In a shift, we see anywhere from 18 to 40 patients. A regular shift lasts a full 12 hours, but on slower nights I might get to leave early, around 4 a.m. I started as a full-time employee working what’s known as a 5:2 rotation. I’d work five days straight, have two days off, work two days, and then have five days off. I worked that rotation for a year, essentially getting a crash training. I soon realized that I could not sustain a full-time work schedule as well as school, staying awake sometimes for 30-plus hours. I now work a manageable three shifts a week.
Unlike most hospital departments, in the emergency room we never know what might roll through the doors. Most ERs have a red phone (we call it the bat phone) where we get reports from incoming ambulances. The piercing ring of the bat phone evokes simultaneous dread and curiosity. It could be a simple headache or a foreign body stuck in a sphincter. Once, it was someone who drank too much at the local bar. The individual’s ethanol did not settle well, and upon arrival they reenacted a scene from “The Exorcist,” painting the trauma bay with whiskey-soaked emesis.
Television medical dramas paint a fairly accurate portrait of the emergency department, though in rural areas, specialists and surgeons don’t freely walk into the ER to see patients. It takes something akin to an act of Congress to get the specialist to call you back after certain hours. But the ignorance about specific medical procedures on TV is sometimes cringe-worthy. I recently watched a scene where a patient had a hemothorax (accumulation of blood in the chest cavity) requiring a chest tube, but instead they placed an endotracheal tube in the pleural space. Endotracheal tubes are used in intubations to secure airways.
We have some unspoken superstitions in the ER. The No.1 rule is to never speak the words “quiet” or “slow.” These words are a hex, sending atmospheric signals out to people that they are sick enough to come to the emergency department.

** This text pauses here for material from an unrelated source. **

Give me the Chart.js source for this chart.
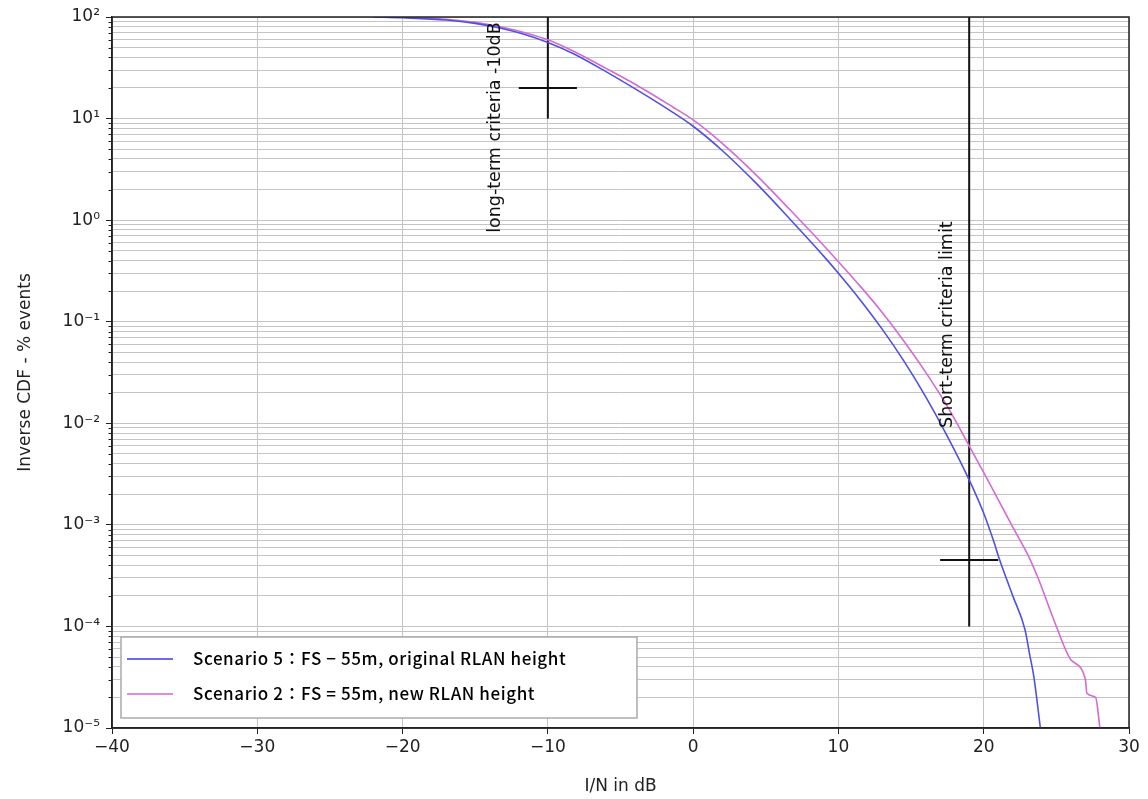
<!DOCTYPE html>
<html>
<head>
<meta charset="utf-8">
<title>Inverse CDF - I/N</title>
<script src="https://cdn.jsdelivr.net/npm/chart.js@4"></script>
<style>
  html, body { margin: 0; padding: 0; background: #fff; }
  #wrap { width: 1148px; height: 799px; }
</style>
</head>
<body>
<div id="wrap"><canvas id="cdfChart" width="1148" height="799"></canvas></div>
<script>
// Scenario 5: FS - 55m, original RLAN height (blue)
const scen5X = [-22, -20, -17, -15, -13.3, -11.7, -10, -8.2, -6, -3.7, -1.4, 0, 2, 4.4, 6.7, 9, 10, 11.5, 13, 14.5, 16, 17.5, 19, 20, 20.7, 21.1, 22, 22.85, 23.15, 23.45, 23.9];
const scen5Y = [100, 98.2, 93.5, 86.5, 77.8, 67.9, 56.2, 43.3, 29, 18.5, 11.5, 8.4, 4.85, 2.26, 1.01, 0.44, 0.30, 0.164, 0.085, 0.0411, 0.0183, 0.00745, 0.00277, 0.0013, 6.8e-4, 4.5e-4, 2e-4, 9.2e-5, 5.4e-5, 3.2e-5, 1e-5];

// Scenario 2: FS = 55m, new RLAN height (magenta)
const scen2X = [-22, -20, -17, -15, -13.3, -11.7, -10, -8.2, -6, -3.7, -1.4, 0, 2, 4.4, 6.7, 9, 10, 11.5, 13, 14.5, 16, 17.5, 19, 20.2, 22, 23, 23.7, 25, 26, 27, 27.1, 27.7, 28];
const scen2Y = [100, 99.5, 94.9, 88.5, 80.2, 70.8, 59.6, 45.7, 31.2, 20.6, 13.0, 9.7, 5.7, 2.73, 1.25, 0.56, 0.39, 0.224, 0.124, 0.0647, 0.0319, 0.01465, 0.006, 0.0029, 9.5e-4, 5.2e-4, 3.1e-4, 1e-4, 4.7e-5, 3e-5, 2.2e-5, 2e-5, 1e-5];

// criteria markers (crosses)
const longVertX = [-10, -10];
const longVertY = [10, 100];
const longHorzX = [-12, -8];
const longHorzY = [20, 20];
const shortVertX = [19, 19];
const shortVertY = [1e-4, 100];
const shortHorzX = [17, 21];
const shortHorzY = [4.5e-4, 4.5e-4];

// axis ticks
const xTicks = [-40, -30, -20, -10, 0, 10, 20, 30];
const yExponents = [-5, -4, -3, -2, -1, 0, 1, 2];
const yMinorSteps = [2, 3, 4, 5, 6, 7, 8, 9];

const supMap = { '-': '\u207B', '0': '\u2070', '1': '\u00B9', '2': '\u00B2', '3': '\u00B3', '4': '\u2074', '5': '\u2075' };
function pow10Label(e) {
  return '10' + String(e).split('').map(c => supMap[c]).join('');
}

function toPoints(xs, ys) {
  return xs.map((x, i) => ({ x: x, y: ys[i] }));
}

function markerSet(xs, ys) {
  return {
    data: toPoints(xs, ys),
    borderColor: '#111',
    borderWidth: 2,
    pointRadius: 0,
    tension: 0,
    inLegend: false
  };
}

// rotated notes, minor ticks, top/right spines and the legend box
const extrasPlugin = {
  id: 'extras',
  afterDatasetsDraw(chart) {
    const { ctx, chartArea: a, scales: { x, y } } = chart;

    ctx.save();
    ctx.fillStyle = '#111';
    ctx.font = '17.5px "DejaVu Sans"';
    ctx.textAlign = 'left';
    ctx.textBaseline = 'middle';
    const notes = [
      { text: 'long-term criteria -10dB', x: -13.6, y: 0.75 },
      { text: 'Short-term criteria limit', x: 17.5, y: 0.009 }
    ];
    notes.forEach(n => {
      ctx.save();
      ctx.translate(x.getPixelForValue(n.x), y.getPixelForValue(n.y));
      ctx.rotate(-Math.PI / 2);
      ctx.fillText(n.text, 0, 0);
      ctx.restore();
    });
    ctx.restore();

    // minor y ticks
    ctx.save();
    ctx.strokeStyle = '#222';
    ctx.lineWidth = 1;
    yExponents.forEach(e => {
      yMinorSteps.forEach(k => {
        const v = k * Math.pow(10, e);
        if (v > 100) return;
        const py = Math.round(y.getPixelForValue(v)) + 0.5;
        ctx.beginPath();
        ctx.moveTo(a.left - 3.5, py);
        ctx.lineTo(a.left, py);
        ctx.stroke();
      });
    });
    ctx.restore();

    // frame
    ctx.save();
    ctx.strokeStyle = '#222';
    ctx.lineWidth = 1.5;
    ctx.strokeRect(a.left, a.top, a.right - a.left, a.bottom - a.top);
    ctx.restore();

    // legend
    const items = chart.data.datasets.filter(d => d.inLegend !== false);
    const bx = a.left + 9, by = a.bottom - 91, bw = 516, bh = 81;
    ctx.save();
    ctx.fillStyle = '#fff';
    ctx.fillRect(bx, by, bw, bh);
    ctx.strokeStyle = '#aaa';
    ctx.lineWidth = 1.5;
    ctx.strokeRect(bx, by, bw, bh);
    ctx.font = '500 17px "Noto Sans CJK JP"';
    ctx.letterSpacing = '0.6px';
    ctx.textBaseline = 'middle';
    ctx.textAlign = 'left';
    items.forEach((d, i) => {
      const ly = by + 22 + i * 35;
      ctx.strokeStyle = d.legendColor || d.borderColor;
      ctx.lineWidth = 2;
      ctx.beginPath();
      ctx.moveTo(bx + 6, ly);
      ctx.lineTo(bx + 52, ly);
      ctx.stroke();
      ctx.fillStyle = '#000';
      ctx.fillText(d.label, bx + 72, ly);
    });
    ctx.restore();
  }
};

new Chart(document.getElementById('cdfChart'), {
  type: 'line',
  data: {
    datasets: [
      {
        label: 'Scenario 5\uFF1AFS \u2212 55m, original RLAN height',
        data: toPoints(scen5X, scen5Y),
        borderColor: '#5050e6',
        legendColor: '#6a6af0',
        borderWidth: 1.6,
        pointRadius: 0,
        cubicInterpolationMode: 'monotone'
      },
      {
        label: 'Scenario 2\uFF1AFS = 55m, new RLAN height',
        data: toPoints(scen2X, scen2Y),
        borderColor: '#d46ad4',
        legendColor: '#e08ae0',
        borderWidth: 1.6,
        pointRadius: 0,
        cubicInterpolationMode: 'monotone'
      },
      markerSet(longVertX, longVertY),
      markerSet(longHorzX, longHorzY),
      markerSet(shortVertX, shortVertY),
      markerSet(shortHorzX, shortHorzY)
    ]
  },
  options: {
    responsive: false,
    animation: false,
    devicePixelRatio: 1,
    layout: { padding: { top: 17, right: 19, left: 0, bottom: 0 } },
    plugins: {
      legend: { display: false },
      tooltip: { enabled: false }
    },
    scales: {
      x: {
        type: 'linear',
        min: -40,
        max: 30,
        afterFit: s => { s.height = 71; },
        afterBuildTicks: s => { s.ticks = xTicks.map(v => ({ value: v })); },
        ticks: {
          color: '#222',
          font: { family: 'DejaVu Sans', size: 17 },
          padding: 3,
          callback: v => (v < 0 ? '\u2212' + Math.abs(v) : String(v))
        },
        grid: { color: '#c4c4c4', lineWidth: 1, tickLength: 6, tickColor: '#222' },
        border: { display: true, color: '#222', width: 1.5 },
        title: {
          display: true,
          text: 'I/N in dB',
          color: '#222',
          font: { family: 'DejaVu Sans', size: 17 },
          padding: { bottom: 2, top: 0 }
        }
      },
      y: {
        type: 'logarithmic',
        min: 1e-5,
        max: 100,
        afterFit: s => { s.width = 112; },
        afterBuildTicks: s => {
          const t = [];
          yExponents.forEach(e => {
            for (let k = 1; k <= 9; k++) {
              const v = k * Math.pow(10, e);
              if (v <= 100 + 1e-9) t.push({ value: v, major: k === 1 });
            }
          });
          s.ticks = t;
        },
        ticks: {
          autoSkip: false,
          color: '#222',
          font: { family: 'DejaVu Sans', size: 17 },
          padding: 6,
          callback: (v, i, ticks) => (ticks[i].major ? pow10Label(Math.round(Math.log10(v))) : '')
        },
        grid: {
          color: '#c4c4c4',
          lineWidth: 1,
          tickLength: 6,
          tickColor: c => (c.tick && c.tick.major ? '#222' : 'rgba(0,0,0,0)')
        },
        border: { display: true, color: '#222', width: 1.5 },
        title: {
          display: true,
          text: 'Inverse CDF - % events',
          color: '#222',
          font: { family: 'DejaVu Sans', size: 17 },
          padding: { top: 15, bottom: 0 }
        }
      }
    }
  },
  plugins: [extrasPlugin]
});
</script>
</body>
</html>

And full moons genuinely do bring out the crazies.
The work can be stressful. When the power doors slide open at the start of my shift, they sometimes reveal a scene like a New York City rush hour, with patients filling every bed and spilling out into the hall. The beeping and dinging of IV pumps and telemetry monitors tell me that Bed 2 has low blood pressure and that Bed 6 has finished their bolus of normal saline. As I see the numbers climb on the electronic board that tracks how many patients we’re treating and how many are in the waiting room, my stress level rises.
This work can be both scary and heartbreaking — the scary cases more often than not have heartbreaking results. A person comes in with wrenching abdominal pain and vomiting only to learn they have metastatic disease. Or someone comes in complaining of feeling unwell and suddenly goes into cardiac arrest because they have developed irreversible sepsis.
The emergency department is unpredictable, and therefore so is my night. I might walk out laughing at the end of my shift, or I may leave defeated after losing a patient.
When the sun comes up, my work day is over. At home, I take a short nap before heading back to class. I try not to let the events of the night before show on my face. I fight to stay alert. I listen to lectures about symmetry and group theory in inorganic chemistry or the mechanisms of second order nucleophilic substitution reactions in organic chemistry, and the night shift fades into day.
* This designation, ranging from I to V, indicates that a hospital can provide advanced trauma life support. The level is based on the hospital’s capabilities and specialties and how much of the time these doctors are available. As a level IV trauma center, our specialties include general surgery, orthopedic surgery and cardiothoracic surgery, but our more critical patients are transferred to a Level I or Level II trauma center with 24-hour coverage of all medical specialties.